As I find myself saying almost all the time with an Orlando book, there are some exceptionally bold and ambitious ideas here. A setting in which humans have only just been granted equal rights with highly evolved sentient animal-people is one rich in potential and, in the conversation between the two brothers during the third chapter of the book, some of that potential is mined fairly well. Similarly, Kana's reactions to the surface world and, particularly, its overabundance of light make sense and are well-realized. There are nice little touches here and there, too. The Gil'Dishpan dialogue is rendered in speech bubbles whose borders are very reminiscent of the way they were presented in the original Legion of Superheroes run. The moment with the cape is nice, too, although its symbolism is rather heavy-handed.




And that, I think, is the main problem. Orlando's got great ideas but not a great deal of finesse. Characters are verbose to the point of emotional and informational incontinence and political issues that could be a source of interesting conflict and tension are presented too baldly – as if characters had learned the slogans and information to which they refer without really making them theirs. The opening pages are identical in tone and almost identical in structure to the opening pages of the first issue of The Unexpected, which suffers from very similar problems script-wise.

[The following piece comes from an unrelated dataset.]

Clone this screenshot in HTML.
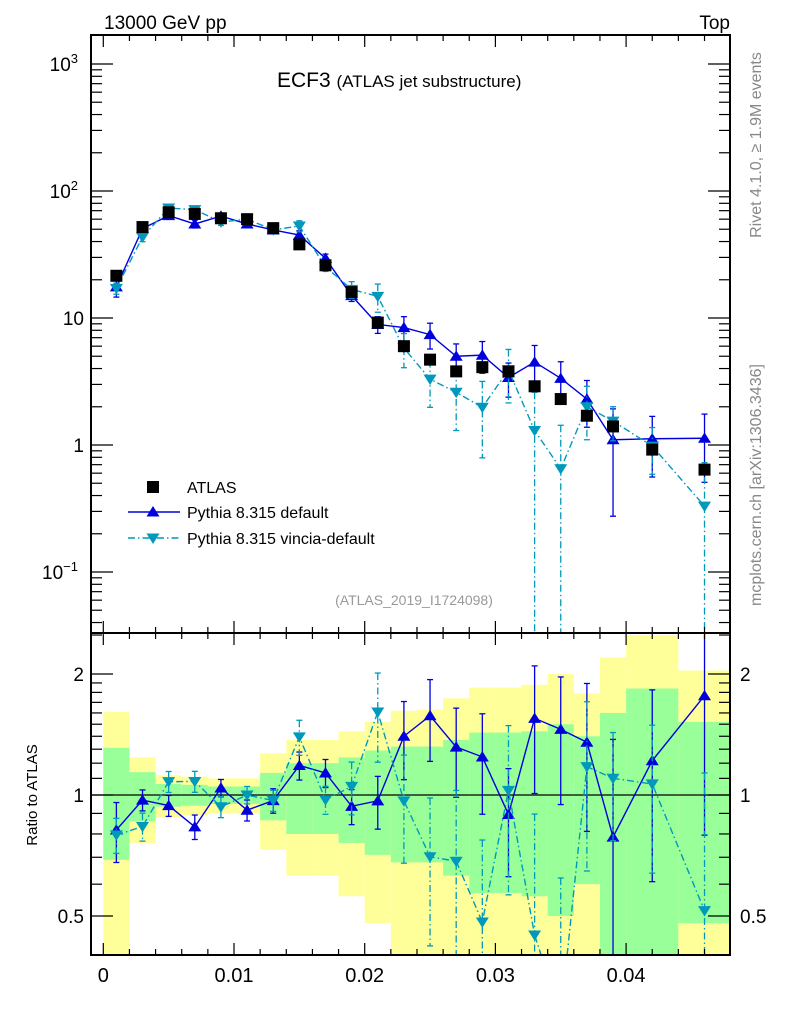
<!DOCTYPE html>
<html><head><meta charset="utf-8"><style>
html,body{margin:0;padding:0;background:#fff;width:786px;height:1024px;overflow:hidden;}
svg{display:block;font-family:"Liberation Sans",sans-serif;}
</style></head><body>
<div style="position:relative;width:786px;height:1024px;overflow:hidden">
<svg id="c" width="786" height="1024" viewBox="0 0 786 1024"></svg>
<svg width="786" height="1024" style="position:absolute;left:0;top:0;font-family:'Liberation Sans',sans-serif">
<text x="104" y="29" font-size="19">13000 GeV pp</text>
<text x="730" y="29" font-size="19" text-anchor="end">Top</text>
<text x="277" y="87" font-size="21">ECF3 <tspan font-size="17">(ATLAS jet substructure)</tspan></text>
<text x="414" y="605" font-size="14" fill="#999" text-anchor="middle">(ATLAS_2019_I1724098)</text>
<text transform="translate(761,145) rotate(-90)" font-size="16" fill="#888" text-anchor="middle">Rivet 4.1.0, ≥ 1.9M events</text>
<text transform="translate(761,485) rotate(-90)" font-size="16" fill="#888" text-anchor="middle">mcplots.cern.ch [arXiv:1306.3436]</text>
<text transform="translate(37,795) rotate(-90)" font-size="15" text-anchor="middle">Ratio to ATLAS</text>
<g>
<rect x="147" y="481" width="12" height="12" fill="#000"/>
<text x="187" y="493" font-size="16">ATLAS</text>
<line x1="128" x2="180" y1="512" y2="512" stroke="#0000dd" stroke-width="1.4"/>
<polygon points="146.5,516.5 159.5,516.5 153,506" fill="#0000dd"/>
<text x="187" y="518" font-size="16">Pythia 8.315 default</text>
<line x1="128" x2="180" y1="538" y2="538" stroke="#0099bb" stroke-width="1.4" stroke-dasharray="7,3,1.5,3"/>
<polygon points="146.5,533.5 159.5,533.5 153,544" fill="#0099bb"/>
<text x="187" y="544" font-size="16">Pythia 8.315 vincia-default</text>
</g>
</svg>
</div>
<script>
const xCenters=[0.001,0.003,0.005,0.007,0.009,0.011,0.013,0.015,0.017,0.019,0.021,0.023,0.025,0.027,0.029,0.031,0.033,0.035,0.037,0.039,0.042,0.046];
const binEdges=[0,0.002,0.004,0.006,0.008,0.010,0.012,0.014,0.016,0.018,0.020,0.022,0.024,0.026,0.028,0.030,0.032,0.034,0.036,0.038,0.040,0.044,0.048];
const atlasVals=[21.5,52,68,66,61,60,51,38,26,16,9.2,6.0,4.7,3.8,4.1,3.8,2.9,2.3,1.7,1.4,0.92,0.64];
const defVals=[17.6,50.5,64,55,63.5,55,49.4,45,29.5,15,8.9,8.4,7.4,5.0,5.1,3.4,4.5,3.35,2.3,1.1,1.12,1.13];
const vinVals=[17.1,43.4,73.4,71.3,57,60,49.4,53,25.3,16.8,14.8,5.8,3.3,2.6,1.98,3.9,1.3,0.65,2.0,1.54,0.98,0.33];
const defErr=[0.17,0.06,0.06,0.07,0.05,0.06,0.07,0.08,0.08,0.1,0.15,0.22,0.23,0.25,0.28,0.3,0.35,0.35,0.4,0.75,0.5,0.55];
const vinErr=[0.1,0.08,0.06,0.06,0.06,0.05,0.06,0.1,0.08,0.15,0.25,0.3,0.4,0.5,0.6,0.45,1.0,1.2,0.45,0.3,0.4,1.2];
const greenErr=[0.31,0.14,0.065,0.06,0.05,0.05,0.135,0.2,0.2,0.24,0.29,0.32,0.32,0.37,0.43,0.43,0.44,0.5,0.4,0.6,0.84,0.52];
const yellowErr=[0.61,0.24,0.12,0.11,0.1,0.1,0.27,0.37,0.37,0.44,0.52,0.62,0.63,0.74,0.85,0.85,0.88,1.0,0.79,1.2,1.5,1.04];
const mainTicks=[[3,"10","3"],[2,"10","2"],[1,"10",""],[0,"1",""],[-1,"10","−1"]];
const ratioTicks=[[2,"2"],[1,"1"],[0.5,"0.5"]];
const xTicks=[0,0.01,0.02,0.03,0.04];
const xLabels=["0","0.01","0.02","0.03","0.04"];

const NS="http://www.w3.org/2000/svg";
const svg=document.getElementById('c');
const L=91,R=730,T1=35,B1=633,B2=955;
const X=v=>103.3+v*13070;
const YM=v=>445-127*Math.log10(v);
const YR=r=>795-402*Math.log10(r);
function el(tag,attrs,parent){const e=document.createElementNS(NS,tag);for(const k in attrs)e.setAttribute(k,attrs[k]);(parent||svg).appendChild(e);return e;}
const clipM=el('clipPath',{id:'cm'});el('rect',{x:L,y:T1,width:R-L,height:B1-T1},clipM);
const clipR=el('clipPath',{id:'cr'});el('rect',{x:L,y:B1,width:R-L,height:B2-B1},clipR);
const gM=el('g',{'clip-path':'url(#cm)'});


const gR=el('g',{'clip-path':'url(#cr)'});



for(let i=0;i<xCenters.length;i++){
  const x0=X(binEdges[i]),x1=X(binEdges[i+1]);
  const yt=Math.max(YR(1+yellowErr[i]),B1-2),yb=(1-yellowErr[i]>0.4)?YR(1-yellowErr[i]):B2+2;
  const r1=el('rect',{x:x0,y:yt,width:x1-x0,height:yb-yt,fill:'#ffff99'},gR);
  
  
  const gt=Math.max(YR(1+greenErr[i]),B1-2),gb=(1-greenErr[i]>0.4)?YR(1-greenErr[i]):B2+2;
  const r2=el('rect',{x:x0,y:gt,width:x1-x0,height:gb-gt,fill:'#99ff99'},gR);
  
  
}
el('line',{x1:L,x2:R,y1:YR(1),y2:YR(1),stroke:'#000','stroke-width':1.2},gR);

function tri(g,x,y,down,color){
  const s=6.5;const pts=down?`${x-s},${y-s*0.7} ${x+s},${y-s*0.7} ${x},${y+s*0.9}`:`${x-s},${y+s*0.7} ${x+s},${y+s*0.7} ${x},${y-s*0.9}`;
  return el('polygon',{points:pts,fill:color},g);
}
function series(g,Y,vals,errs,color,dash,down,name,top,bot){
  const pts=[];
  for(let i=0;i<vals.length;i++){
    const x=X(xCenters[i]),v=vals[i],e=errs[i]*v;
    let yt=Y(v+e),yb=(v-e>0)?Y(v-e):bot+5;
    const capT=yt>=top,capB=yb<=bot;
    yt=Math.max(yt,top-5);yb=Math.min(yb,bot+5);
    el('line',{x1:x,x2:x,y1:yt,y2:yb,stroke:color,'stroke-width':1.3,'stroke-dasharray':dash||'none'},g);
    if(capT)el('line',{x1:x-3,x2:x+3,y1:yt,y2:yt,stroke:color,'stroke-width':1.3},g);
    if(capB)el('line',{x1:x-3,x2:x+3,y1:yb,y2:yb,stroke:color,'stroke-width':1.3},g);
    pts.push(x+','+Math.min(Math.max(Y(v),top-200),bot+200));
  }
  const pl=el('polyline',{points:pts.join(' '),fill:'none',stroke:color,'stroke-width':1.4,'stroke-dasharray':dash||'none'},g);
  
  
  for(let i=0;i<vals.length;i++){const yy=Y(vals[i]);if(yy>bot+10||yy<top-10)continue;
    const m=tri(g,X(xCenters[i]),yy,down,color);
    
    }
}
const DEF='#0000dd',VIN='#0099bb',DD='7,3,1.5,3';
series(gM,YM,defVals,defErr,DEF,null,false,'pythia-default',T1,B1);
series(gM,YM,vinVals,vinErr,VIN,DD,true,'pythia-vincia',T1,B1);
for(let i=0;i<atlasVals.length;i++){const r=el('rect',{x:X(xCenters[i])-6,y:YM(atlasVals[i])-6,width:12,height:12,fill:'#000'},gM);
  
  }
series(gR,YR,defVals.map((v,i)=>v/atlasVals[i]),defErr,DEF,null,false,'ratio-default',B1,B2);
series(gR,YR,vinVals.map((v,i)=>v/atlasVals[i]),vinErr,VIN,DD,true,'ratio-vincia',B1,B2);

const f1=el('rect',{x:L,y:T1,width:R-L,height:B1-T1,fill:'none',stroke:'#000','stroke-width':2});


const f2=el('rect',{x:L,y:B1,width:R-L,height:B2-B1,fill:'none',stroke:'#000','stroke-width':2});



for(let k=0;k<=24;k++){const v=k*0.002,x=X(v);if(x>R)break;const major=(k%5===0);const len=major?12:6;
  el('line',{x1:x,x2:x,y1:B2,y2:B2-len,stroke:'#000','stroke-width':1.2});
  el('line',{x1:x,x2:x,y1:B1,y2:B1-len,stroke:'#000','stroke-width':1.2});
  el('line',{x1:x,x2:x,y1:B1,y2:B1+len,stroke:'#000','stroke-width':1.2});
  el('line',{x1:x,x2:x,y1:T1,y2:T1+len,stroke:'#000','stroke-width':1.2});
}
xTicks.forEach((v,i)=>{const t=el('text',{x:X(v),y:982,'font-size':20,'text-anchor':'middle'});t.textContent=xLabels[i];
  
  });
for(let d=-2;d<=3;d++){for(let m=1;m<=9;m++){const v=m*Math.pow(10,d),y=YM(v);if(y<T1||y>B1)continue;const len=m===1?22:11;
  el('line',{x1:L,x2:L+len,y1:y,y2:y,stroke:'#000','stroke-width':1.2});el('line',{x1:R,x2:R-len,y1:y,y2:y,stroke:'#000','stroke-width':1.2});}}
mainTicks.forEach(([d,b,s])=>{const t=el('text',{x:s?78:84,y:YM(Math.pow(10,d))+7,'font-size':19,'text-anchor':'end'});
  
  
  t.textContent=b;if(s){const ts=el('tspan',{dy:-8,'font-size':13},t);ts.textContent=s;}});
const rt=[0.4,0.5,0.6,0.7,0.8,0.9,1,1.1,1.2,1.3,1.4,1.5,1.6,1.7,1.8,1.9,2,2.5];
rt.forEach(r=>{const y=YR(r);if(y<B1||y>B2)return;const major=(r===0.5||r===1||r===2);const len=major?22:11;
  el('line',{x1:L,x2:L+len,y1:y,y2:y,stroke:'#000','stroke-width':1.2});el('line',{x1:R,x2:R-len,y1:y,y2:y,stroke:'#000','stroke-width':1.2});});
ratioTicks.forEach(([r,s])=>{const a=el('text',{x:84,y:YR(r)+7,'font-size':19,'text-anchor':'end'});a.textContent=s;
  
  
  const b=el('text',{x:740,y:YR(r)+7,'font-size':19});b.textContent=s;
  
  });
</script>
</body></html>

Then there's the last page reveal which I won't spoil but features a character who should bloody well have his own comic book right now instead of weirdly and confusingly appearing in this one. 


Bits and pieces:


Despite the frequently gorgeous art and some intriguing ideas, this comic is disappointingly clumsy in execution, relying too heavily on characters shouting exposition at each other when a more thoughtful approach would work better. Characters consequently don't have sufficient room to 'breathe'. I want to like this. For someone like me who is a LSH fan and loves his sci-fi more than a little bonkers, this should be a book I can recommend. But I can't. Its story simply isn't told well enough.